Les pistes évoquées ici n’épuisent pas la question, mais quels que soient les angles envisagés, les contributions interrogeront en amont, à partir d’analyses réflexives sur des expériences diverses, la pertinence épistémologique des méthodes et les théories canoniques inhérentes à la pratique tant de l’ethnographie que de la comparaison : comment monter en généralité sans trahir les particularités de chaque terrain ? Comment penser et organiser la collecte des données sur des terrains différents et parfois éloignés ? Quelles sont les difficultés particulières d’une démarche entamée a priori (avant même la collecte des données) ou a posteriori (par exemple en confrontant des données recueillies dans le cadre de monographies distinctes, ou de seconde main) ?
Multimédias et Comparaisons
La revue ethnographiques.org encourage les auteurs à mobiliser des matériaux multimédias et promeut de nouvelles formes d’écriture associant différents outils dans des dispositifs narratifs et démonstratifs originaux. Des membres de notre comité de rédaction peuvent le cas échéant fournir une aide technique ou des recommandations.
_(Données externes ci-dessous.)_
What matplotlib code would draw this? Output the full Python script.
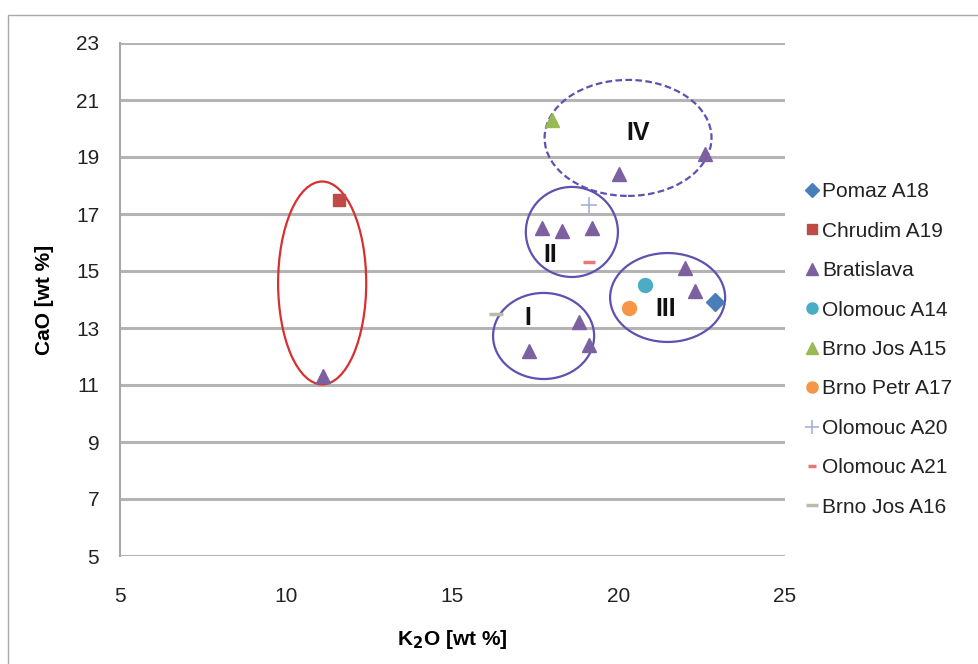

Il serait intéressant que certains articles mettent en œuvre un usage non seulement documentaire mais aussi comparatif d’images fixes ou animées.
Calendrier
Les propositions d’articles (titre et résumé de 3 000 à 6 000 signes, références bibliographiques et espaces comprises) sont attendues pour le 12 janvier 2020. Elles présenteront de manière synthétique les situations ethnographiques considérées et les principaux arguments de l’analyse.
Elles doivent être envoyées, avec la mention « Comparaison » comme objet du message, assorties d’une notice bio-bibliographique de l’auteur(e), aux coordinateurs du numéro, Tiphaine Barthelemy (tiphaine.barthelemy@u-picardie.fr), Gaetano Ciarcia (ciarcia.gaetano@wanadoo.fr) ainsi qu’à la rédaction de la revue (redaction@ethnographiques.org).
Les auteur(e)s seront informé(e)s de la sélection des propositions début février 2020.
Les articles (d’une longueur inférieure à 50 000 signes, bibliographie et espaces comprises) devront être envoyés pour le 30 juin 2020. Les auteurs sont priés de suivre les consignes précisées sur la page http://www.ethnographiques.org/Note-aux-auteurs.
Les textes seront relus par les coordinateurs du numéro, des évaluateurs externes et le comité de rédaction.
La parution du numéro Ce que la comparaison fait à l’ethnographie est prévue au premier semestre 2021.